— START Recorded information —

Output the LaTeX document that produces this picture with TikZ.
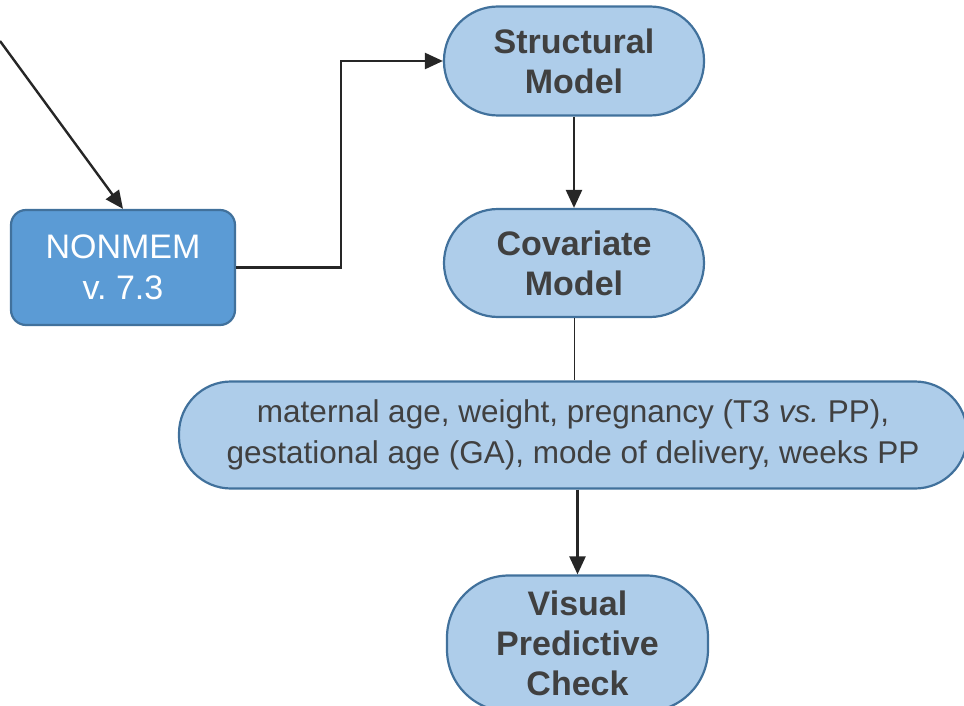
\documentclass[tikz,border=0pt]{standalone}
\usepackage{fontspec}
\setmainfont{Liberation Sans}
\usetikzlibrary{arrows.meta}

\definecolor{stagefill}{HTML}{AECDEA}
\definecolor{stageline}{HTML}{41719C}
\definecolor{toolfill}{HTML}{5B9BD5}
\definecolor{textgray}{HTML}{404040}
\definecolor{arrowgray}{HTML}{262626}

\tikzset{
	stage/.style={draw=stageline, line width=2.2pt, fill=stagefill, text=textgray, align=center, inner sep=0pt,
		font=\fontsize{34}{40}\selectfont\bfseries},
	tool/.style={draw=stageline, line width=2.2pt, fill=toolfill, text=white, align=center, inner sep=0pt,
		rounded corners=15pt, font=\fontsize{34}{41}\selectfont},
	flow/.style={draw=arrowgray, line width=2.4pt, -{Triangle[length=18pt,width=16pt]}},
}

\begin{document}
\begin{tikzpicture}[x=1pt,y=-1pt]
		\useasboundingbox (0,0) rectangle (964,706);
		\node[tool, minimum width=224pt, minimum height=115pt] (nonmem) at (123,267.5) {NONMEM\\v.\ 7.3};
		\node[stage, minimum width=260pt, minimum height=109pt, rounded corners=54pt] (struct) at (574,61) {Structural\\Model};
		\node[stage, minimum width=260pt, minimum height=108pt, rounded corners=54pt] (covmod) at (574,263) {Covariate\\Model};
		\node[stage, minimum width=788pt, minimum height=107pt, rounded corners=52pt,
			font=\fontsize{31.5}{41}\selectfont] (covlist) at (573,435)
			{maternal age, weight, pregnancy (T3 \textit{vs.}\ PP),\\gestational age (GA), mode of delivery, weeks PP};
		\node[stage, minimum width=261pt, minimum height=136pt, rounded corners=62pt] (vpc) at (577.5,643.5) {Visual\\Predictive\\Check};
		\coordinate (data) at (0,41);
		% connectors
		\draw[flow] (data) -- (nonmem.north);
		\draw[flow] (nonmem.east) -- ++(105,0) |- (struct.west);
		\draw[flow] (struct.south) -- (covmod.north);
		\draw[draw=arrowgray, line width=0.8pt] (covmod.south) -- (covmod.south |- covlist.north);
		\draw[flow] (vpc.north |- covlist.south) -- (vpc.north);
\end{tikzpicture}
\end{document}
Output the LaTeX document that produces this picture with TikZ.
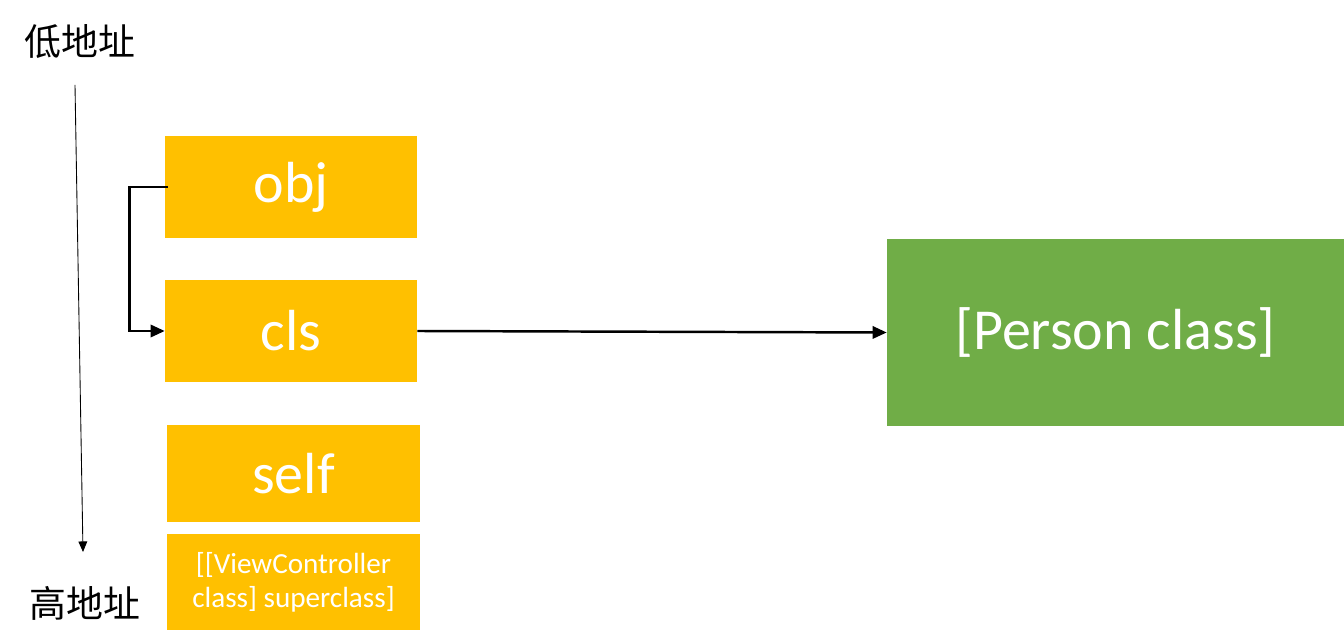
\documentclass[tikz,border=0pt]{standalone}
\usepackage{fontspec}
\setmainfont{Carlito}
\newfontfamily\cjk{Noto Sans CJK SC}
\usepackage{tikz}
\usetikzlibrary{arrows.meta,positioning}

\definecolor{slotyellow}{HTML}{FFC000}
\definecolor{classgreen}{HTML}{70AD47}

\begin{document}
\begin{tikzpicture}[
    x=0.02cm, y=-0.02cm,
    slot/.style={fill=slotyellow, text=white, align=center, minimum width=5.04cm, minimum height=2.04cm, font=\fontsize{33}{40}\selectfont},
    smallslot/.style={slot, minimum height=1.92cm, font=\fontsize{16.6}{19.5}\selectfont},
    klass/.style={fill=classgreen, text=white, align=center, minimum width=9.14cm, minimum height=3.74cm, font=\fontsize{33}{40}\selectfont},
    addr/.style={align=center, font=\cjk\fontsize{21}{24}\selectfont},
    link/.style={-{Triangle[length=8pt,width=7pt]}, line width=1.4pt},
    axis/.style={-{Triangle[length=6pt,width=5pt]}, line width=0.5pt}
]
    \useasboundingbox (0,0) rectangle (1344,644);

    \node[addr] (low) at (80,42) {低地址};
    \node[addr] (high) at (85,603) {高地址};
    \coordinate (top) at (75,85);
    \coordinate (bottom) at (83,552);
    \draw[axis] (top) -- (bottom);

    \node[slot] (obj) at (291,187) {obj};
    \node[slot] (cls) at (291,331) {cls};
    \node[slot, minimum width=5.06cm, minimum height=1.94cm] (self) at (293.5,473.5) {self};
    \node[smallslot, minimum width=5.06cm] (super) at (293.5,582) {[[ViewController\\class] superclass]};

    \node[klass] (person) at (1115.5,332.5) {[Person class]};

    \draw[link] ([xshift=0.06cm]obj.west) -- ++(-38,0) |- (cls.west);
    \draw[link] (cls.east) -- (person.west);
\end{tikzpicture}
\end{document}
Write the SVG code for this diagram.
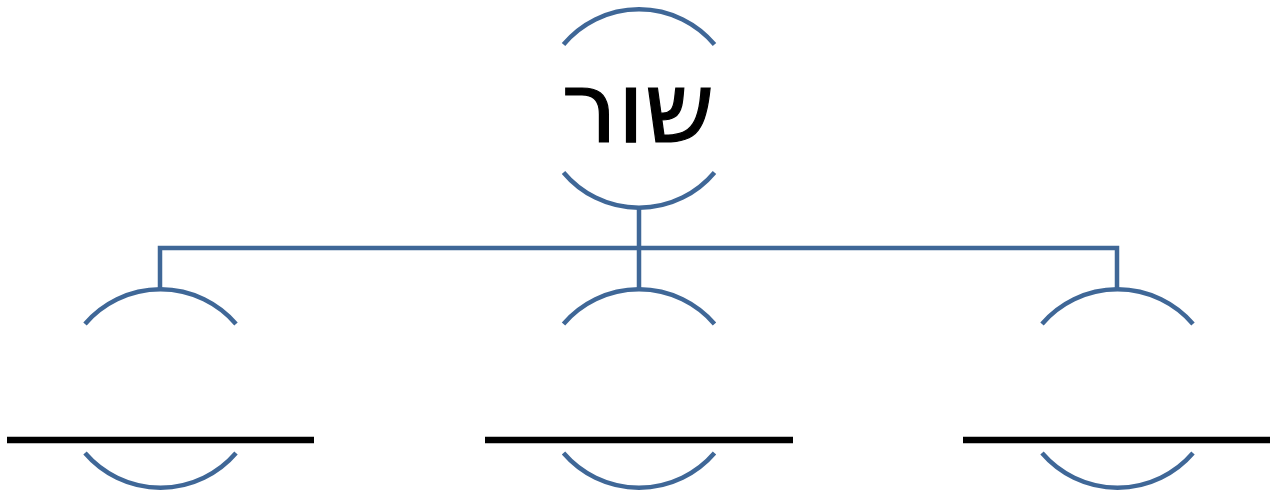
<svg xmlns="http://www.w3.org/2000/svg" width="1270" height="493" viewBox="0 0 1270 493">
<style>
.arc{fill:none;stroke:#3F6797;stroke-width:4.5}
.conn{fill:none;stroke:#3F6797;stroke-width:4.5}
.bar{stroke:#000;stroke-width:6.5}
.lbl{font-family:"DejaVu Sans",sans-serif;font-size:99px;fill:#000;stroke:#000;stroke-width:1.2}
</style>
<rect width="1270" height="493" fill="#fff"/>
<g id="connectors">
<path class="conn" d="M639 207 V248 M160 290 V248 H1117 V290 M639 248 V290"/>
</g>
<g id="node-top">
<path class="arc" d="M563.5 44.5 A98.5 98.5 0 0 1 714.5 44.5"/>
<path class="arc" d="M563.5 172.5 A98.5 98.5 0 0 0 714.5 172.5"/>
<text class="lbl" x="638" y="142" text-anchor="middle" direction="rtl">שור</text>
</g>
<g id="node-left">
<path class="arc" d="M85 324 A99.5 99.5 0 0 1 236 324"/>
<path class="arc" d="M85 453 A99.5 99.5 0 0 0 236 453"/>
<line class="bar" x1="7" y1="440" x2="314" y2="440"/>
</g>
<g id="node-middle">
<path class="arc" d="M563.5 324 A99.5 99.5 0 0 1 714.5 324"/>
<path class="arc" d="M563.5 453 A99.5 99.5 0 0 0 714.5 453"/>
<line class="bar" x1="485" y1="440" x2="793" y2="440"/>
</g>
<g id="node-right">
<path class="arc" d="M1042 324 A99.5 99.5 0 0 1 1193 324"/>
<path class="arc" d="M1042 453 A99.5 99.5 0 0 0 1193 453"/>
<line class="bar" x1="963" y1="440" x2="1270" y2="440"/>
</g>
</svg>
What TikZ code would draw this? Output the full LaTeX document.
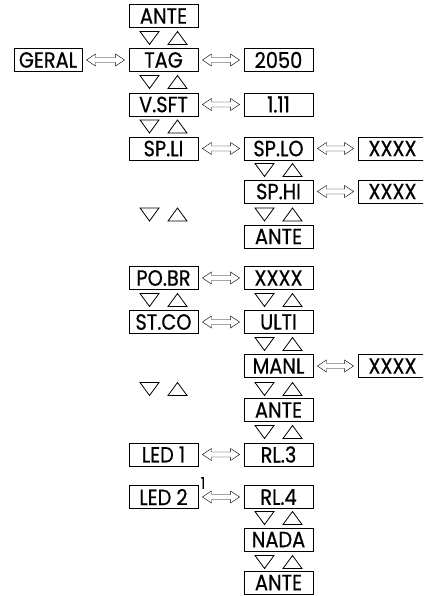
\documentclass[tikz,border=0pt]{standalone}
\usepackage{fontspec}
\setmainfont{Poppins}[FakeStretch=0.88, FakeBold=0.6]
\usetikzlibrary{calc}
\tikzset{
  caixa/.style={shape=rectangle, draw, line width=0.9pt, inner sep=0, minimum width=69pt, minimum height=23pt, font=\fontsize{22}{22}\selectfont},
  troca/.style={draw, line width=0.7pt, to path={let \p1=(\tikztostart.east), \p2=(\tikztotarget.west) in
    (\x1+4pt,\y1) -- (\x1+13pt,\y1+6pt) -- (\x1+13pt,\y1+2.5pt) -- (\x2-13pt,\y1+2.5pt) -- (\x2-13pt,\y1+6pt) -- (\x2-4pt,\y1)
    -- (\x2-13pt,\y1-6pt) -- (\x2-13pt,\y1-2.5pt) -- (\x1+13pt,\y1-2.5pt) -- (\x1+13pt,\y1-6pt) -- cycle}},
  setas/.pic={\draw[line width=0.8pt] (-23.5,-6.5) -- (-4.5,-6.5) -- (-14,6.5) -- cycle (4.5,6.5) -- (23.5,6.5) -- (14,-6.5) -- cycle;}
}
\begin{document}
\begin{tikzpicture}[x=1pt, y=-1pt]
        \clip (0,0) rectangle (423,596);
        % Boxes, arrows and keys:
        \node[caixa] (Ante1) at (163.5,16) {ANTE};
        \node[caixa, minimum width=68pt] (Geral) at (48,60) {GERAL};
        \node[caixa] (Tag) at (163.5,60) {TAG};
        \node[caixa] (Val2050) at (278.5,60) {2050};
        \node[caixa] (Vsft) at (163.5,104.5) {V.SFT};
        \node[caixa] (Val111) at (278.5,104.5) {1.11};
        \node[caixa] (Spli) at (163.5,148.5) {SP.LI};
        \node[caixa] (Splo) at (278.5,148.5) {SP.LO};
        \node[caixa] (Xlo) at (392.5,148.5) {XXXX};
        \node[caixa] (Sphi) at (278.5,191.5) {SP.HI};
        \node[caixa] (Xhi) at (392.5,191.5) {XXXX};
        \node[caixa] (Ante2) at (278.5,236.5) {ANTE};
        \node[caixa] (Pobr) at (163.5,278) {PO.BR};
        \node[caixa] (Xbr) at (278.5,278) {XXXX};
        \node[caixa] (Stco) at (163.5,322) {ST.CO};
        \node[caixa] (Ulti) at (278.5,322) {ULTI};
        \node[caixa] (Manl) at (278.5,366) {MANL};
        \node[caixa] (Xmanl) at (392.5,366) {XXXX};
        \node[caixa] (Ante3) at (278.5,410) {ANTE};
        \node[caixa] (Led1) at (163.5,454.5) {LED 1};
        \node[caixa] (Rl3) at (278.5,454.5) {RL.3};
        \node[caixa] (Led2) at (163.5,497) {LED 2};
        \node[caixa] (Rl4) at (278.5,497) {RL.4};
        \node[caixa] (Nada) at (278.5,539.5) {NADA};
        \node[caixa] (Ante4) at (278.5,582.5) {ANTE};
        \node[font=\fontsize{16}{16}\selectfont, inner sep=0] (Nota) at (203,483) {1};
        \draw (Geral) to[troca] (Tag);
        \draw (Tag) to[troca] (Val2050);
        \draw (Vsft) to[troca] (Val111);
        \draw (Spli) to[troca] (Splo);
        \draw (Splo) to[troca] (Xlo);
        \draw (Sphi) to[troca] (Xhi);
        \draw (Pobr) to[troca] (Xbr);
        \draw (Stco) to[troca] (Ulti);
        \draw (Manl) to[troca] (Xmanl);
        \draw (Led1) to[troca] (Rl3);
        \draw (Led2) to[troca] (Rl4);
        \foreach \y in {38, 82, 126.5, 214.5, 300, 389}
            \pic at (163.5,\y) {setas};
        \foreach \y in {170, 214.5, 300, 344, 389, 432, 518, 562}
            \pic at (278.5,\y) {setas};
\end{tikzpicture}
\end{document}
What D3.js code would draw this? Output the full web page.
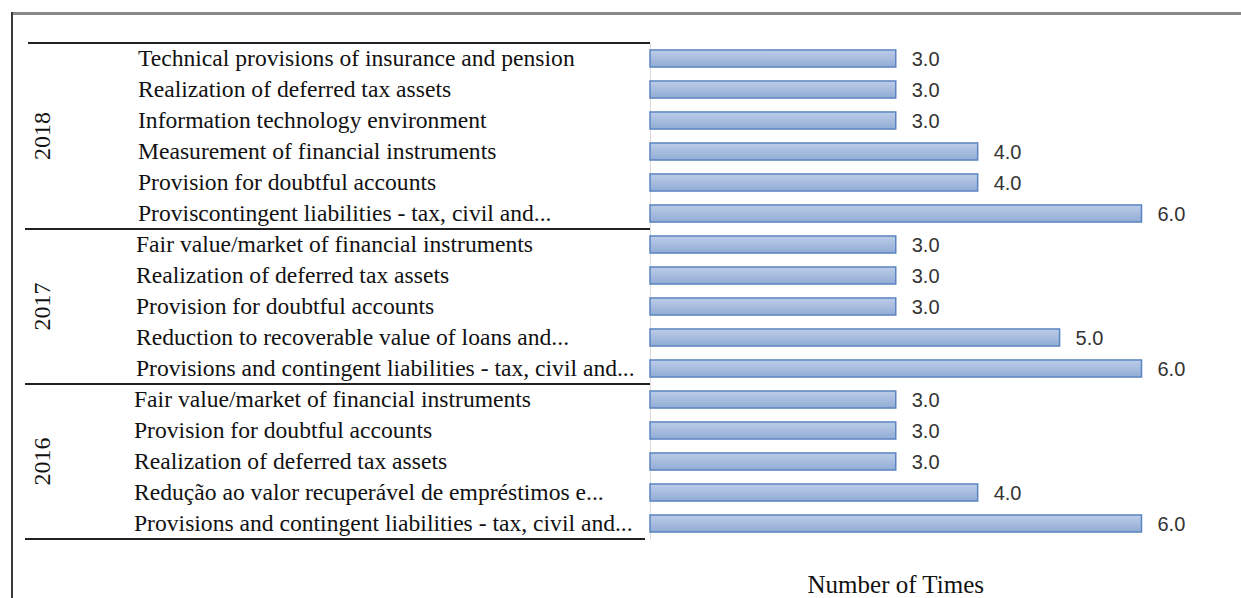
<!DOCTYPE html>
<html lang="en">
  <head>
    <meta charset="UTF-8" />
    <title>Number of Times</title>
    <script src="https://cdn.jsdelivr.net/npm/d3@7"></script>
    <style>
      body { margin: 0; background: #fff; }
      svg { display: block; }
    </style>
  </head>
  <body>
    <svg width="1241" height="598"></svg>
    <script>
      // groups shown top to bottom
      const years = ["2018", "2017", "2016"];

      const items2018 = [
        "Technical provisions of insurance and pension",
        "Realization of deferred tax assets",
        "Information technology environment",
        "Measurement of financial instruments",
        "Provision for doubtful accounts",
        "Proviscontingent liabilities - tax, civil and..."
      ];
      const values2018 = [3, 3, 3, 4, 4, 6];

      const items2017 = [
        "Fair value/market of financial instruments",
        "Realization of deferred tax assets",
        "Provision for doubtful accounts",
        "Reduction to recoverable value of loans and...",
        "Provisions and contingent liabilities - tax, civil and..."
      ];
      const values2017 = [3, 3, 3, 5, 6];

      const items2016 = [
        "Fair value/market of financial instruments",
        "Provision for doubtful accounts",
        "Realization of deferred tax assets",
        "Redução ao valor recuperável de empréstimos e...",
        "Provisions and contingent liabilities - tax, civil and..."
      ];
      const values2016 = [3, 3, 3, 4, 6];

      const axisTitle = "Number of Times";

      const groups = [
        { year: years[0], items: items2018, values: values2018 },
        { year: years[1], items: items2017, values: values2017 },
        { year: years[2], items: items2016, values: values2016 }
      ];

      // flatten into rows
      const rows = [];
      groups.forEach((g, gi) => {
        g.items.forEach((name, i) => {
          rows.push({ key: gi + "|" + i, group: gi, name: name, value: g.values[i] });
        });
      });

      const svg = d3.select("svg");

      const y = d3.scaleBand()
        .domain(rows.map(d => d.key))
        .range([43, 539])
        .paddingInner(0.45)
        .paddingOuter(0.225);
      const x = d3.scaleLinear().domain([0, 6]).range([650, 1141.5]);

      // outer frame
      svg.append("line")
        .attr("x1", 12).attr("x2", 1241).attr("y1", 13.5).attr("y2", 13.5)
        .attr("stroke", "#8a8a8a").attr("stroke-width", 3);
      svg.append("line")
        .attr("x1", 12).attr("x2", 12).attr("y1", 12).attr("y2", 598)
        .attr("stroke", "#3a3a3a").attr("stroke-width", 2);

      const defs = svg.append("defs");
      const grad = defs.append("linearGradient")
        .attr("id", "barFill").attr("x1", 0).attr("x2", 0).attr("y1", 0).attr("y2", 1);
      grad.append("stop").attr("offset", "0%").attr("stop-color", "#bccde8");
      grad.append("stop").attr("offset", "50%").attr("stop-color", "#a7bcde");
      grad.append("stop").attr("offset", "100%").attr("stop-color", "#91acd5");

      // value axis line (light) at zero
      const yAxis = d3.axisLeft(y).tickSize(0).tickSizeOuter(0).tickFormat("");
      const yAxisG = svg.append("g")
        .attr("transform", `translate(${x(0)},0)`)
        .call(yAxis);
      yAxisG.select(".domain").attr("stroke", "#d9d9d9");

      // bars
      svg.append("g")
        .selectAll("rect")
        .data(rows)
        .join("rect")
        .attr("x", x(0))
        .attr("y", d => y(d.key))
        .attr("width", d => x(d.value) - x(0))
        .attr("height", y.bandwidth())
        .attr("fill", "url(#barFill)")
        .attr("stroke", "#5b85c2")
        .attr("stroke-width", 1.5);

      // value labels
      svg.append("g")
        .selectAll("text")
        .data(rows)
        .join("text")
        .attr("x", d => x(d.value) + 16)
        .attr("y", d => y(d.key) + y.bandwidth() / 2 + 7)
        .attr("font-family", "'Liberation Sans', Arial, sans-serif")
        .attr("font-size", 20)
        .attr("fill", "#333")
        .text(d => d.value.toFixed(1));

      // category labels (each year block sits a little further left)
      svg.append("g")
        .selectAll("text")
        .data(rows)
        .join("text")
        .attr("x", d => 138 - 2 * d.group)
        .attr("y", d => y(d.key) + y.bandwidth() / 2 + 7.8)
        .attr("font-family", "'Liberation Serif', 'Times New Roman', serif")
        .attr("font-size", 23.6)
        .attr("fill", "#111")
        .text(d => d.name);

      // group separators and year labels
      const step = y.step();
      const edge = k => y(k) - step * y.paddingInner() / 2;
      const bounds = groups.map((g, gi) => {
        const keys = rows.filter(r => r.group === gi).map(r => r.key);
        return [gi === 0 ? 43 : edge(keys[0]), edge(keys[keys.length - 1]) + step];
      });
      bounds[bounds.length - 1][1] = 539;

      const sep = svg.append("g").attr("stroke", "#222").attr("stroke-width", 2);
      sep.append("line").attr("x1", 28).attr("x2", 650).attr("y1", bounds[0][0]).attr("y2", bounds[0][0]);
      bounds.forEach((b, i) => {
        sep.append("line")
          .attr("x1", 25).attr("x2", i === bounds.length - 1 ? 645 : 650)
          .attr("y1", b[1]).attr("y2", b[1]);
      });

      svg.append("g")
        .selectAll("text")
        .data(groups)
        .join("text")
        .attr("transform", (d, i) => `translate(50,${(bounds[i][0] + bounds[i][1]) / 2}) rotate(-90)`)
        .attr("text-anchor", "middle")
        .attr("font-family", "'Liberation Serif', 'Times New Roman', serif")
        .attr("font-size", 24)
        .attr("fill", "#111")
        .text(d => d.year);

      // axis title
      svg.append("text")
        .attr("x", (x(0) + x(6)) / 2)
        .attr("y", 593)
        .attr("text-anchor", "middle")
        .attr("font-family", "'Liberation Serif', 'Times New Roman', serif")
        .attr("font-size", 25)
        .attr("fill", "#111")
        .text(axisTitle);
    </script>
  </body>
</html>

— END Recorded information —

Prompt:
Look above for every line with the word "full" and copy it.

Answer to this problem:
What TikZ code would draw this? Output the full LaTeX document.
What D3.js code would draw this? Output the full web page.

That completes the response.